Just about every automaker in the world is enlisting experts from a variety of fields outside engineering and design to help them develop autonomous vehicles. One of the best known is Nissan’s Melissa Cefkin. Her official title is principal researcher-Human Centered Systems, Nissan Research Center. She is a cultural anthropologist who is helping Nissan designers understand how pedestrians and drivers of conventional cars will interact with AVs.
Drew Winter interviewed her recently in conjunction with her speaking at the Wards User Experience Conference on a panel titled “How to Create Trust Inside and Outside Autonomous Vehicles.”
One of the principles of anthropology that we bring into our work in product and service development and corporate anthropology is to look out for this “say-do” distinction.

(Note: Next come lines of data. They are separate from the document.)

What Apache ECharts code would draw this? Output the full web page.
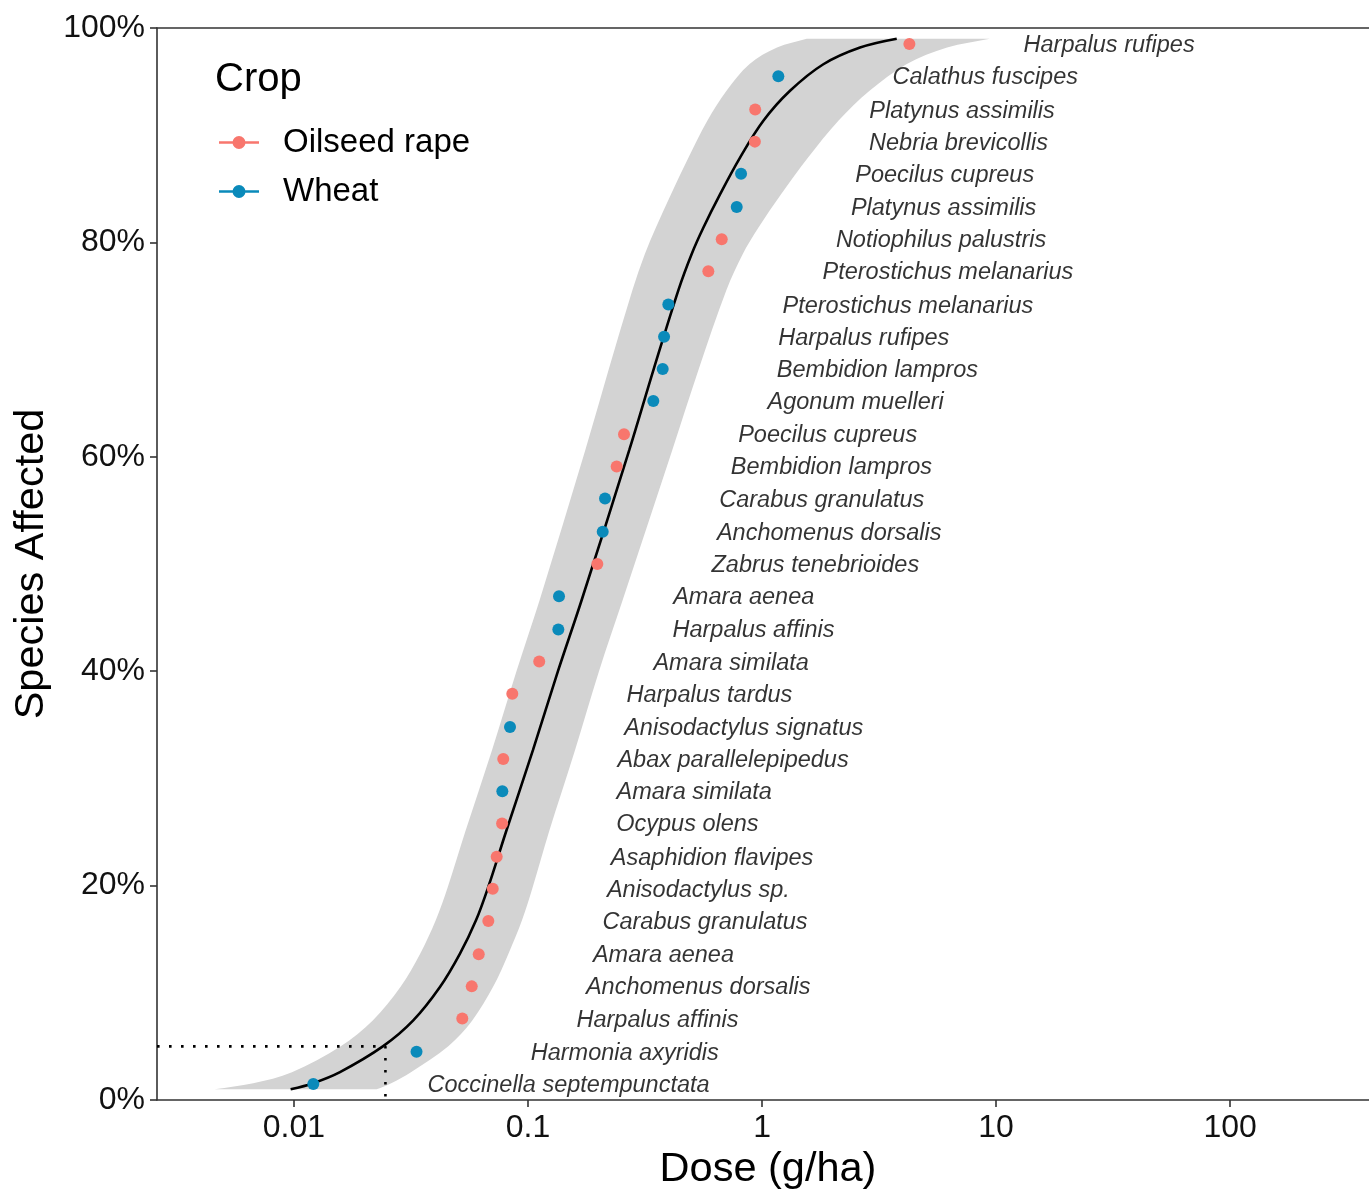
<!DOCTYPE html>
<html>
<head>
<meta charset="utf-8">
<script src="https://cdn.jsdelivr.net/npm/echarts@6/dist/echarts.min.js"></script>
<style>
html,body{margin:0;padding:0;background:#fff;}
#chart{width:1369px;height:1191px;}
</style>
</head>
<body>
<div id="chart"></div>
<script>
// ---- data ----
const SPECIES = [
  "Coccinella septempunctata","Harmonia axyridis","Harpalus affinis","Anchomenus dorsalis",
  "Amara aenea","Carabus granulatus","Anisodactylus sp.","Asaphidion flavipes","Ocypus olens",
  "Amara similata","Abax parallelepipedus","Anisodactylus signatus","Harpalus tardus",
  "Amara similata","Harpalus affinis","Amara aenea","Zabrus tenebrioides","Anchomenus dorsalis",
  "Carabus granulatus","Bembidion lampros","Poecilus cupreus","Agonum muelleri","Bembidion lampros",
  "Harpalus rufipes","Pterostichus melanarius","Pterostichus melanarius","Notiophilus palustris",
  "Platynus assimilis","Poecilus cupreus","Nebria brevicollis","Platynus assimilis",
  "Calathus fuscipes","Harpalus rufipes"
];
const CROP = [
  "Wheat","Wheat","Oilseed rape","Oilseed rape","Oilseed rape","Oilseed rape","Oilseed rape",
  "Oilseed rape","Oilseed rape","Wheat","Oilseed rape","Wheat","Oilseed rape","Oilseed rape",
  "Wheat","Wheat","Oilseed rape","Wheat","Wheat","Oilseed rape","Oilseed rape","Wheat","Wheat",
  "Wheat","Wheat","Oilseed rape","Oilseed rape","Wheat","Wheat","Oilseed rape","Oilseed rape",
  "Wheat","Oilseed rape"
];
const DOSE = [
  0.0121,0.0334,0.0524,0.0575,0.0616,0.0677,0.0707,0.0735,0.0775,0.0777,0.0784,0.0838,0.0857,
  0.1117,0.1348,0.1357,0.1978,0.2086,0.2134,0.2393,0.2572,0.3431,0.3763,0.3815,0.3978,
  0.5896,0.6726,0.7796,0.8135,0.932,0.935,1.174,4.262
];
const PCT = [
  1.5,4.5,7.6,10.6,13.6,16.7,19.7,22.7,25.8,28.8,31.8,34.8,37.9,40.9,43.9,47.0,50.0,
  53.0,56.1,59.1,62.1,65.2,68.2,71.2,74.2,77.3,80.3,83.3,86.4,89.4,92.4,95.5,98.5
];

// fitted curve and its confidence band, read at the same percent levels
const FIT_PCT = [1.0,1.57,2.6,5.02,7.42,10.53,13.65,16.76,19.87,25.0,
  32.63,40.0,46.64,60.64,68.27,75.58,78.88,81.37,84.48,87.91,91.34,94.14,96.62,98.18,99.0];
const FIT_DOSE = [0.00968,0.01209,0.01573,0.02407,0.03235,0.04206,0.05122,0.05996,0.06765,0.0805,
  0.1050,0.1343,0.1696,0.2710,0.3455,0.4396,0.4996,0.5612,0.6614,0.8055,1.013,1.317,1.828,2.623,3.763];
const LOWER_DOSE = [0.004583,0.006700,0.009805,0.01585,0.02172,0.02851,0.03463,0.04036,0.04544,0.05390,
  0.07018,0.08930,0.1122,0.1758,0.2220,0.2797,0.3152,0.3517,0.4085,0.4852,0.5838,0.7053,0.8824,1.159,1.552];
const UPPER_DOSE = [0.02256,0.02604,0.03162,0.04566,0.05781,0.07086,0.08253,0.09428,0.1048,0.1229,
  0.1588,0.2011,0.2539,0.4137,0.5380,0.7053,0.8255,0.9643,1.206,1.573,2.119,2.880,4.137,6.174,9.399];

const HC5_DOSE = 0.0246;
const HC5_PCT = 5;
const X_TICKS = [0.01, 0.1, 1, 10, 100];
const X_MIN = 0.0026;
const X_MAX = 392;
const LABEL_SHIFT = 3;
const CROPS = ["Oilseed rape", "Wheat"];
const COLORS = {"Oilseed rape": "#F8766D", "Wheat": "#0A8ABA"};

// ---- chart ----
const FONT = "'Liberation Sans', Arial, Helvetica, sans-serif";
const chart = echarts.init(document.getElementById('chart'), null, {renderer: 'canvas'});

function pairs(xs, ys) { return xs.map((x, i) => [x, ys[i]]); }

// smooth path through pixel points with chord-length scaled handles (no overshoot)
function smoothSegments(pts) {
  const n = pts.length;
  const tan = pts.map((p, i) => {
    const a = pts[Math.max(i - 1, 0)], b = pts[Math.min(i + 1, n - 1)];
    const dx = b[0] - a[0], dy = b[1] - a[1];
    const l = Math.hypot(dx, dy) || 1;
    return [dx / l, dy / l];
  });
  let d = '';
  for (let i = 0; i < n - 1; i++) {
    const p1 = pts[i], p2 = pts[i + 1];
    const L = Math.hypot(p2[0] - p1[0], p2[1] - p1[1]) / 3;
    const c1 = [p1[0] + tan[i][0] * L, p1[1] + tan[i][1] * L];
    const c2 = [p2[0] - tan[i + 1][0] * L, p2[1] - tan[i + 1][1] * L];
    d += 'C' + c1[0] + ',' + c1[1] + ' ' + c2[0] + ',' + c2[1] + ' ' + p2[0] + ',' + p2[1];
  }
  return d;
}

const pointSeries = CROPS.map(c => ({
  name: c,
  type: 'scatter',
  symbol: 'circle',
  symbolSize: 12,
  z: 5,
  itemStyle: {color: COLORS[c], opacity: 1},
  data: DOSE.map((d, i) => CROP[i] === c ? [d, PCT[i]] : null).filter(v => v),
  emphasis: {disabled: true}
}));

const ICON = 'path://M0,5.25L40,5.25L40,7.75L0,7.75Z M26.5,6.5A6.5,6.5 0 1 1 13.5,6.5A6.5,6.5 0 1 1 26.5,6.5Z';

const option = {
  animation: false,
  backgroundColor: '#ffffff',
  textStyle: {fontFamily: FONT},
  title: {
    text: 'Crop', left: 210, top: 55,
    textStyle: {fontSize: 40, fontWeight: 'normal', color: '#000', fontFamily: FONT}
  },
  legend: {
    data: CROPS.map(c => ({name: c, icon: ICON})),
    orient: 'vertical',
    left: 214, top: 121,
    itemWidth: 40, itemHeight: 13, itemGap: 16,
    textStyle: {fontSize: 33, color: '#000', fontFamily: FONT, lineHeight: 32, padding: [0, 0, 0, 19]},
    selectedMode: false
  },
  grid: {left: 157, right: 0, top: 28, bottom: 91, containLabel: false, outerBoundsMode: 'none'},
  xAxis: [{
    type: 'log', logBase: 10, min: X_MIN, max: X_MAX,
    name: 'Dose (g/ha)', nameLocation: 'middle', nameGap: 49,
    nameTextStyle: {fontSize: 41.5, color: '#000', fontFamily: FONT, padding: [0, 0, 0, 10]},
    axisLine: {show: true, onZero: false, lineStyle: {color: '#333', width: 1.6}},
    axisTick: {show: true, length: 7, customValues: X_TICKS, lineStyle: {color: '#333', width: 1.6}},
    axisLabel: {fontSize: 32, color: '#111', margin: 12, customValues: X_TICKS, fontFamily: FONT,
      formatter: v => String(+Number(v).toPrecision(3))},
    splitLine: {show: false}
  }, {
    type: 'log', logBase: 10, min: X_MIN, max: X_MAX, position: 'top',
    axisLine: {show: true, onZero: false, lineStyle: {color: '#333', width: 1.6}},
    axisTick: {show: false}, axisLabel: {show: false}, splitLine: {show: false}
  }],
  yAxis: {
    type: 'value', min: 0, max: 100, interval: 20,
    name: 'Species Affected', nameLocation: 'middle', nameGap: 104, nameRotate: 90,
    nameTextStyle: {fontSize: 41.5, color: '#000', fontFamily: FONT},
    axisLine: {show: true, lineStyle: {color: '#333', width: 1.6}},
    axisTick: {show: true, length: 7, lineStyle: {color: '#333', width: 1.6}},
    axisLabel: {fontSize: 32, color: '#111', margin: 12, formatter: '{value}%', fontFamily: FONT},
    splitLine: {show: false}
  },
  series: [
    {
      name: 'band', type: 'custom', z: 1, silent: true,
      data: [[FIT_DOSE[0], FIT_PCT[0]]],
      renderItem: function (params, api) {
        const lo = pairs(LOWER_DOSE, FIT_PCT).map(p => api.coord(p));
        const up = pairs(UPPER_DOSE, FIT_PCT).map(p => api.coord(p)).reverse();
        let d = 'M' + lo[0][0] + ',' + lo[0][1] + smoothSegments(lo);
        d += 'L' + up[0][0] + ',' + up[0][1] + smoothSegments(up) + 'Z';
        return {type: 'path', shape: {pathData: d}, style: {fill: '#D3D3D3', stroke: null}};
      }
    },
    {
      name: 'hc5', type: 'line', z: 2, silent: true, symbol: 'none',
      data: [[X_MIN, HC5_PCT], [HC5_DOSE, HC5_PCT], [HC5_DOSE, 0]],
      lineStyle: {color: '#000', width: 2.6, type: [2.6, 9.4], cap: 'butt'}
    },
    {
      name: 'fit', type: 'line', z: 3, silent: true, symbol: 'none', smooth: 0.35,
      data: pairs(FIT_DOSE, FIT_PCT),
      lineStyle: {color: '#000', width: 2.6}
    },
    ...pointSeries,
    {
      name: 'labels', type: 'scatter', z: 6, silent: true, symbol: 'circle', symbolSize: 1,
      data: DOSE.map((d, i) => ({value: [d * LABEL_SHIFT, PCT[i]], name: SPECIES[i]})),
      itemStyle: {color: 'rgba(0,0,0,0)'},
      label: {
        show: true, position: 'right', distance: 2, offset: [0, 1.5],
        formatter: p => p.name,
        fontSize: 23.5, fontStyle: 'italic', color: '#000', fontFamily: FONT
      },
      emphasis: {disabled: true}
    }
  ]
};
chart.setOption(option);
</script>
</body>
</html>
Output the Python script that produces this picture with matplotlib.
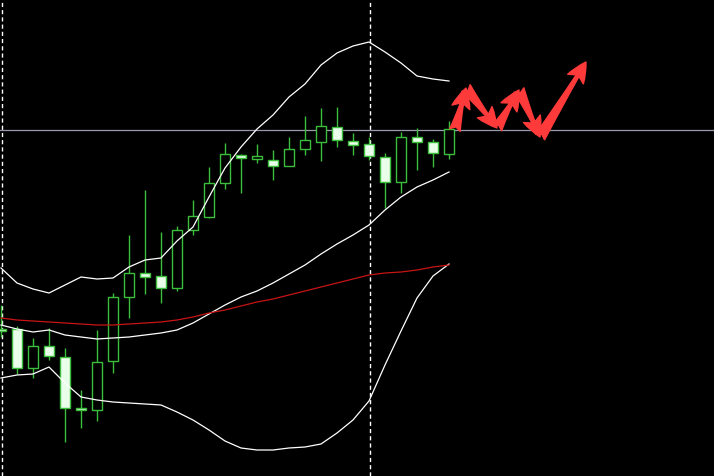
import numpy as np
import matplotlib
matplotlib.use("Agg")
import matplotlib.pyplot as plt

# candle data (price in points), one bar per index
opens = [147, 147, 108, 130, 119, 68, 66, 115, 179, 203, 200, 188, 246, 259, 293,
         321, 317, 316, 310, 327, 334, 349, 335, 332, 319, 294, 339, 334, 322]
highs = [171, 150, 138, 148, 128, 86, 146, 183, 241, 286, 244, 250, 276, 309, 333,
         322, 332, 326, 339, 360, 368, 369, 343, 339, 323, 344, 348, 337, 355]
lows = [139, 102, 98, 116, 34, 48, 55, 103, 158, 182, 173, 185, 241, 258, 287,
        283, 313, 296, 310, 321, 315, 329, 321, 316, 268, 283, 306, 309, 317]
closes = [145, 108, 130, 120, 68, 66, 114, 179, 203, 199, 188, 246, 260, 293, 322,
          318, 320, 310, 327, 336, 350, 336, 331, 320, 294, 339, 334, 323, 347]

# bollinger bands + slow moving average
bb_upper = [208, 193, 187, 183, 191, 199, 197, 198, 209, 216, 218, 235, 249, 279, 308,
            329, 347, 361, 379, 392, 411, 423, 430, 434, 424, 413, 400, 397, 395]
bb_mid = [151, 147, 144, 146, 141, 139, 137, 138, 139, 141, 143, 146, 153, 162, 171,
          179, 185, 193, 202, 211, 222, 232, 241, 251, 266, 279, 289, 296, 304]
bb_lower = [98, 101, 102, 109, 93, 79, 76, 74, 73, 72, 71, 64, 56, 46, 35,
            28, 26, 26, 28, 29, 32, 43, 56, 75, 111, 145, 178, 200, 212]
ma_slow = [158, 156, 155, 154, 153, 152, 151, 151, 152, 153, 154, 156, 159, 163, 166,
           170, 174, 177, 181, 185, 189, 193, 197, 201, 203, 204, 206, 209, 211]

price_line = 346
day_breaks = [0.06, 23.06]

# projected zigzag path (index, price)
proj_idx = [28.375, 29.06, 31.0, 32.375, 33.69, 36.56]
proj_price = [346, 388, 348, 386, 339, 414]

green = "#3cbe3c"

fig = plt.figure(figsize=(7.14, 4.76), dpi=100)
fig.patch.set_facecolor("black")
ax = fig.add_axes([0, 0, 1, 1])
ax.set_facecolor("black")
ax.set_xlim(-1 / 16, 713 / 16)
ax.set_ylim(0, 476)
ax.axis("off")

x = np.arange(len(opens))
o = np.array(opens)
c = np.array(closes)

# wicks behind bodies
ax.vlines(x, lows, highs, color=green, lw=1.0, zorder=2)
up = c >= o
body_low = np.minimum(o, c)
body_h = np.maximum(np.abs(c - o), 2)
ax.bar(x[up], body_h[up], bottom=body_low[up], width=0.64,
       facecolor="black", edgecolor=green, lw=1.0, zorder=3)
ax.bar(x[~up], body_h[~up], bottom=body_low[~up], width=0.64,
       facecolor="#eaffea", edgecolor=green, lw=1.0, zorder=3)

# bands
for band in (bb_upper, bb_mid, bb_lower):
    ax.plot(x, band, color="white", lw=0.9, zorder=4)
ax.plot(x, ma_slow, color="#c81414", lw=0.9, zorder=4)

# price level and separators
ax.axhline(price_line, color="#9a9aae", lw=0.9, zorder=1)
for d in day_breaks:
    ax.axvline(d, color="white", lw=1.0, dashes=(3, 2.2), zorder=1)

# forecast arrows
for i in range(len(proj_idx) - 1):
    ax.annotate("", xy=(proj_idx[i + 1], proj_price[i + 1]),
                xytext=(proj_idx[i], proj_price[i]),
                arrowprops=dict(arrowstyle="fancy,head_length=0.6,head_width=0.55,tail_width=0.32",
                                color="#ff3a3a", shrinkA=0, shrinkB=0,
                                mutation_scale=24),
                zorder=5)

fig.savefig("out.png", dpi=100, facecolor="black")
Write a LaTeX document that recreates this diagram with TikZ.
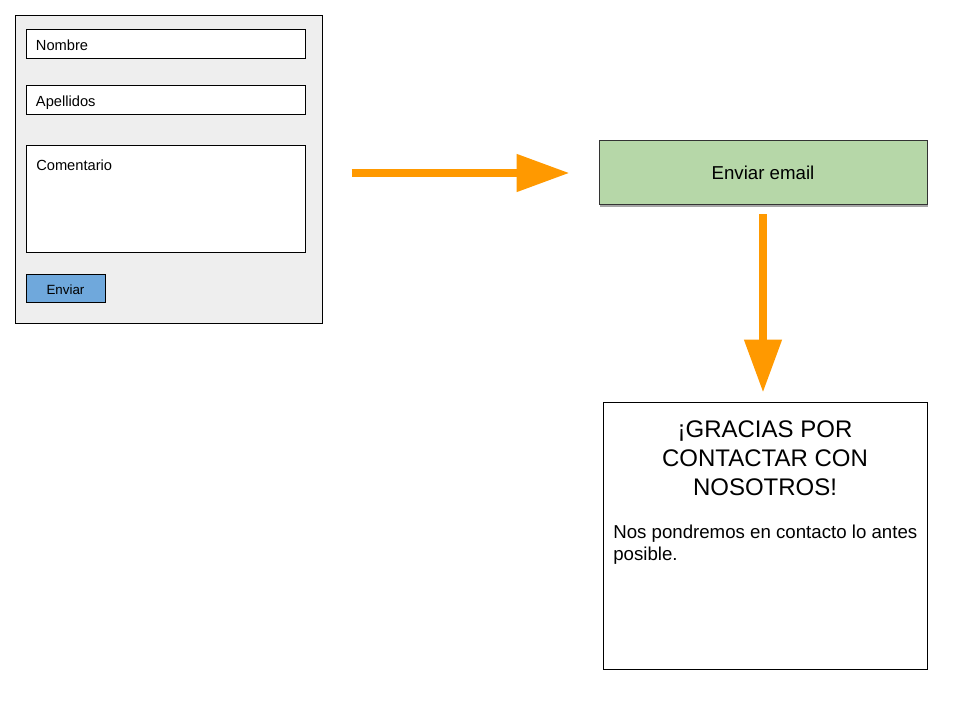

What we look for is how people act on trust or lack of trust. Often, any given person is a bundle of different ways of acting, depending on the situation and terms.
We find this today in studies of road use. Pedestrians often claim they “always make eye contact.” Empirical observations suggest this is not true. What they likely mean is they seek some confirmation that a car has seen them and is taking appropriate actions vis-à-vis their presence.
For instance, a car starts to slow down. They are assuming the reason for the slowdown is the car has seen them – they do not in fact always make eye contact to confirm. If they did, nobody would ever be out at night. We try to understand the cues and signals that mean something to people that do/do not engender trust. We feel these more nuanced and often evolving considerations are more essential in gauging trust than surveying people.